§ Problem
Within the material below, find each line bearing the word "that" and present it.

§ Material provided

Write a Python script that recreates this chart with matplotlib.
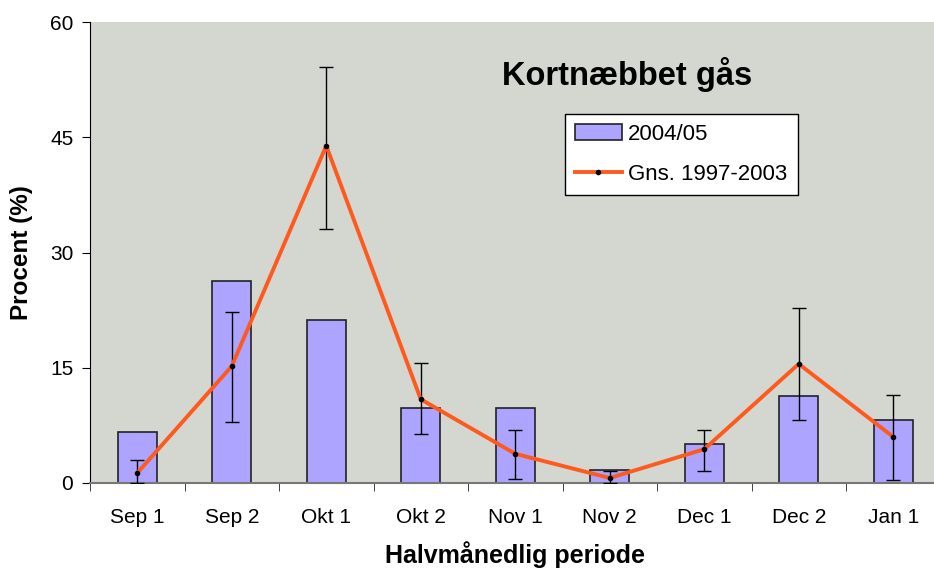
import numpy as np
import matplotlib.pyplot as plt

plt.rcParams['font.family'] = ['Liberation Sans', 'DejaVu Sans']

categories = ['Sep 1', 'Sep 2', 'Okt 1', 'Okt 2', 'Nov 1', 'Nov 2', 'Dec 1', 'Dec 2', 'Jan 1']
bars_2004 = [6.6, 26.3, 21.2, 9.8, 9.8, 1.7, 5.1, 11.3, 8.2]
mean_9703 = [1.3, 15.2, 43.9, 10.9, 3.8, 0.65, 4.4, 15.5, 6.0]
err_low = [0.0, 7.9, 33.1, 6.4, 0.5, 0.0, 1.6, 8.2, 0.4]
err_high = [3.0, 22.3, 54.1, 15.6, 6.9, 1.6, 6.9, 22.8, 11.4]

x = np.arange(len(categories))
mean = np.array(mean_9703)
yerr = [mean - np.array(err_low), np.array(err_high) - mean]

fig = plt.figure(figsize=(9.34, 5.73), dpi=100)
ax = fig.add_axes([90 / 934, 90 / 573, 850.5 / 934, 461 / 573])
ax.set_facecolor('#d4d6d0')

bars = ax.bar(x, bars_2004, width=0.41, color='#aca4ff', edgecolor='#222222',
              linewidth=1.2, label='2004/05', zorder=2)
ax.errorbar(x, mean, yerr=yerr, fmt='none', ecolor='black', elinewidth=1,
            capsize=5, capthick=1, zorder=3)
line, = ax.plot(x, mean, color='#ff5a1e', linewidth=2.8, marker='o', markersize=3,
                markerfacecolor='black', markeredgecolor='black',
                label='Gns. 1997-2003', zorder=4)

ax.set_xlim(-0.5, len(categories) - 0.5)
ax.set_ylim(0, 60)
ax.set_yticks([0, 15, 30, 45, 60])
ax.set_xticks(x)
ax.set_xticklabels(categories)
ax.set_xticks(np.arange(-0.5, len(categories)), minor=True)
ax.tick_params(axis='x', which='major', length=0, labelsize=15, pad=18)
ax.tick_params(axis='x', which='minor', length=6, direction='out', color='#222222')
ax.tick_params(axis='y', length=6, direction='out', labelsize=15, pad=6)

for s in ['top', 'right']:
    ax.spines[s].set_visible(False)
ax.spines['bottom'].set_color('#777777')
ax.spines['bottom'].set_linewidth(1.5)
ax.spines['left'].set_color('black')

ax.set_ylabel('Procent (%)', fontsize=17.5, fontweight='bold', labelpad=12)
ax.set_xlabel('Halvmånedlig periode', fontsize=18, fontweight='bold', labelpad=10)

fig.text(627 / 934, 1 - 75 / 573, 'Kortnæbbet gås', fontsize=23.5,
         fontweight='bold', ha='center', va='center')

leg = fig.legend([bars, line], ['2004/05', 'Gns. 1997-2003'],
                 loc='upper left', bbox_to_anchor=(565 / 934, 1 - 114 / 573),
                 fontsize=16, frameon=True, fancybox=False, edgecolor='black',
                 framealpha=1, handlelength=2.1, handletextpad=0.3,
                 borderaxespad=0, borderpad=0.45, labelspacing=0.85)
leg.get_frame().set_linewidth(1)

fig.savefig('out.png', dpi=100)
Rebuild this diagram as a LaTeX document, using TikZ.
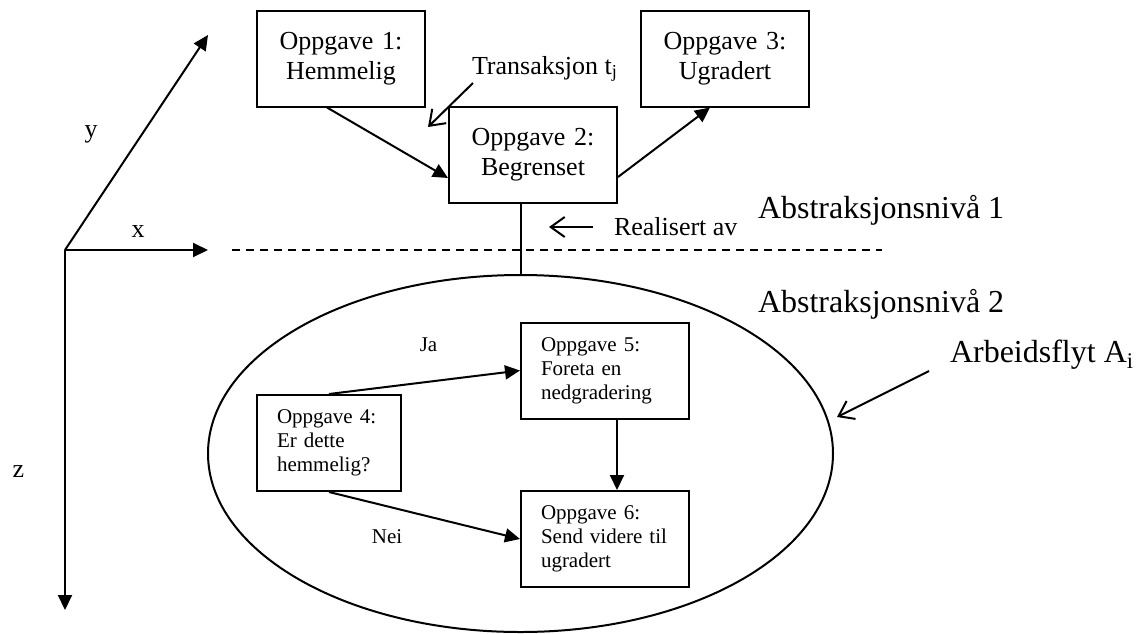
\documentclass[tikz,border=0pt]{standalone}
\usepackage{fontspec}
\setmainfont{Liberation Serif}
\usetikzlibrary{arrows.meta,shapes.geometric,calc}
\begin{document}
\begin{tikzpicture}[x=1pt,y=-1pt,
  line width=2pt,
  big/.style={font=\fontsize{26}{30}\selectfont},
  small/.style={font=\fontsize{21}{24}\selectfont},
  large/.style={font=\fontsize{32}{36}\selectfont},
  topbox/.style={draw, big, align=center, text width=128pt, inner xsep=20pt,
    inner ysep=0pt, minimum width=168pt, minimum height=96pt},
  lowbox/.style={draw, small, align=left, inner xsep=20pt, inner ysep=0pt,
    minimum width=168pt, minimum height=96pt},
  fillarrow/.style={-{Triangle[length=15pt,width=14pt]}},
  openarrow/.style={-{Straight Barb[length=14pt,width=20pt]}},
  label/.style={inner sep=0pt}
]
\useasboundingbox (0,0) rectangle (1136,633);

% abstraction level 1: tasks
\node[topbox] (b1) at (341,58.5) {Oppgave 1:\\Hemmelig};
\node[topbox] (b2) at (533,154.5) {Oppgave 2:\\Begrenset};
\node[topbox] (b3) at (725,58.5) {Oppgave 3:\\Ugradert};

% abstraction level 2: workflow
\node[ellipse, draw, minimum width=625pt, minimum height=357pt, inner sep=0pt]
  (wf) at (520.5,453.5) {};
\node[lowbox, text width=104pt, minimum width=144pt] (b4) at (329,443)
  {Oppgave 4:\\Er dette\\hemmelig?};
\node[lowbox, text width=128pt] (b5) at (605,370.5)
  {Oppgave 5:\\Foreta en\\nedgradering};
\node[lowbox, text width=128pt] (b6) at (605,539)
  {Oppgave 6:\\Send videre til\\ugradert};

% task flow
\draw[fillarrow] ($(b1.south west)+(71,0)$) -- ($(b2.west)+(0,23.5)$);
\draw[fillarrow] ($(b2.east)+(0,22.5)$) -- ($(b3.south)+(-15,0)$);
\draw[fillarrow] (b4.north) -- (b5.west);
\draw[fillarrow] (b4.south) -- (b6.west);
\draw[fillarrow] ($(b5.south)+(12,0)$) -- ($(b6.north)+(12,0)$);
\draw (wf.north |- b2.south) -- (wf.north);

\node[small, anchor=base] (ja) at (428.5,351.5) {Ja};
\node[small, anchor=base] (nei) at (387,543) {Nei};

% axes
\coordinate (o) at (65,250);
\coordinate (xt) at (208,250);
\coordinate (yt) at (208,35);
\coordinate (zt) at (65,610);
\draw[fillarrow] (o) -- (xt);
\draw[fillarrow] (o) -- (yt);
\draw[fillarrow] (o) -- (zt);
\node[big, anchor=base] (lx) at (138,237) {x};
\node[big, anchor=base] (ly) at (91,137) {y};
\node[big, anchor=base] (lz) at (18.5,477) {z};

% level separator
\coordinate (d1) at (232,250);
\coordinate (d2) at (882,250);
\draw[line width=1.6pt, dash pattern=on 8pt off 6pt] (d1) -- (d2);

% annotations
\node[big, label, anchor=base west] (tr) at (471,74) {Transaksjon t\textsubscript{j}};
\coordinate (trtip) at (428,127);
\draw[openarrow] ($(tr.base west)+(2,9)$) -- (trtip);

\node[big, label, anchor=base west] (ra) at (613,235) {Realisert av};
\coordinate (ratip) at (549,227);
\draw[openarrow] ($(ra.base west)+(-20,-8)$) -- (ratip);

\node[large, label, anchor=base west] (n1) at (757,218) {Abstraksjonsnivå 1};
\node[large, label, anchor=base west] (n2) at (757,312) {Abstraksjonsnivå 2};

\node[large, label, anchor=base west] (af) at (949,362) {Arbeidsflyt A\textsubscript{i}};
\coordinate (aftip) at (837,417);
\draw[openarrow] ($(af.base west)+(-20,9)$) -- (aftip);
\end{tikzpicture}
\end{document}
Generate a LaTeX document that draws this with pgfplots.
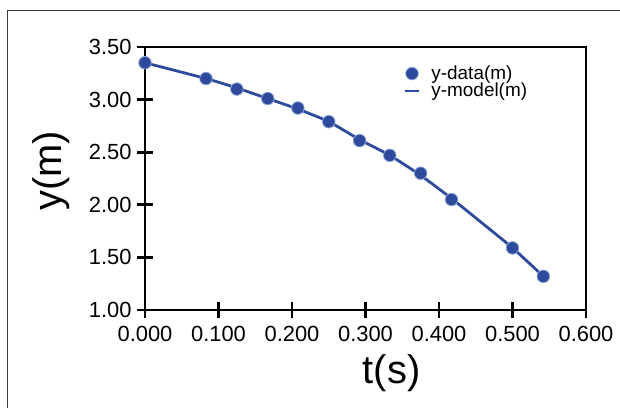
\documentclass[border=0pt]{standalone}
\usepackage{fontspec}
\setmainfont{Liberation Sans}
\usepackage{pgfplots}
\pgfplotsset{compat=1.18}
\definecolor{ptblue}{HTML}{2D4A9C}
\definecolor{ptedge}{HTML}{8FA3D6}
\definecolor{framegrey}{HTML}{3A3A3A}
\pgfplotsset{
  dotlegend/.style={legend image code/.code={\draw[##1] plot coordinates {(0.3cm,0cm)};\path (0.3cm,0cm) ++(17bp,0bp);}},
  dashlegend/.style={legend image code/.code={\draw[##1, line width=2.5bp] (0.06cm,0cm) -- (0.54cm,0cm);\path (0.3cm,0cm) ++(17bp,0bp);}},
}

\begin{document}
\begin{tikzpicture}
\useasboundingbox (0,0) rectangle (620bp,408bp);
% outer frame, cropped at right and bottom
\draw[line width=1bp, framegrey] (7.5bp,0) -- (7.5bp,397.5bp) -- (620bp,397.5bp);
\begin{axis}[
  at={(145bp,98bp)}, anchor=south west,
  scale only axis,
  width=441bp, height=263bp,
  xmin=0, xmax=0.6, ymin=1, ymax=3.5,
  xtick={0,0.1,...,0.6},
  ytick={1,1.5,...,3.5},
  xtick pos=bottom, ytick pos=left,
  tick align=center,
  major tick length=16bp,
  major tick style={line width=2.8bp, black},
  axis line style={line width=2.8bp, black},
  /pgf/number format/assume math mode=true,
  xticklabel style={yshift=-5bp, /pgf/number format/.cd, fixed, fixed zerofill, precision=3},
  yticklabel style={xshift=-2bp, /pgf/number format/.cd, fixed, fixed zerofill, precision=2},
  tick label style={font=\fontsize{22}{22}\selectfont},
  xlabel={t(s)}, ylabel={y(m)},
  label style={font=\fontsize{40}{40}\selectfont},
  xlabel style={at={(axis description cs:0.559,-0.242)}, anchor=center},
  ylabel style={at={(axis description cs:-0.213,0.53)}, anchor=center},
  legend style={draw=none, fill=none, at={(axis description cs:0.58,0.94)}, anchor=north west,
    font=\fontsize{19}{19}\selectfont, row sep=0bp, nodes={inner sep=1bp}},
  legend cell align=left,
  clip=false,
]
\addplot[only marks, mark=*, mark size=6.3bp, mark options={fill=ptblue, draw=ptedge, line width=0.8bp},
  dotlegend] coordinates {
  (0.000, 3.35)
  (0.083, 3.20)
  (0.125, 3.10)
  (0.167, 3.01)
  (0.208, 2.92)
  (0.250, 2.79)
  (0.292, 2.61)
  (0.333, 2.47)
  (0.375, 2.30)
  (0.417, 2.05)
  (0.500, 1.59)
  (0.542, 1.32)
};
\addlegendentry{y-data(m)}
\addplot[ptblue, line width=2.8bp, smooth, tension=0.4, no marks, dashlegend] coordinates {
  (0.000, 3.35)
  (0.083, 3.20)
  (0.125, 3.11)
  (0.167, 3.01)
  (0.208, 2.91)
  (0.250, 2.79)
  (0.292, 2.62)
  (0.333, 2.47)
  (0.375, 2.28)
  (0.417, 2.06)
  (0.458, 1.83)
  (0.500, 1.59)
  (0.542, 1.32)
};
\addlegendentry{y-model(m)}
\end{axis}
\end{tikzpicture}
\end{document}
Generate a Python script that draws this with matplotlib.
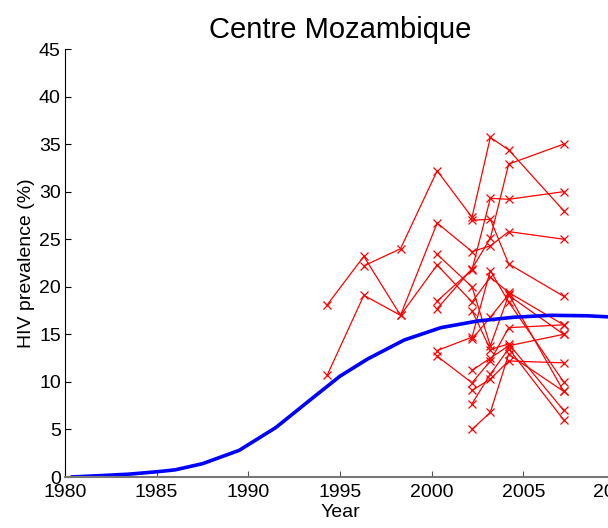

§ Result for this exercise
Write a Python script that recreates this chart with matplotlib.
Generate a LaTeX document that draws this with pgfplots.
Generate a Python script that draws this with matplotlib.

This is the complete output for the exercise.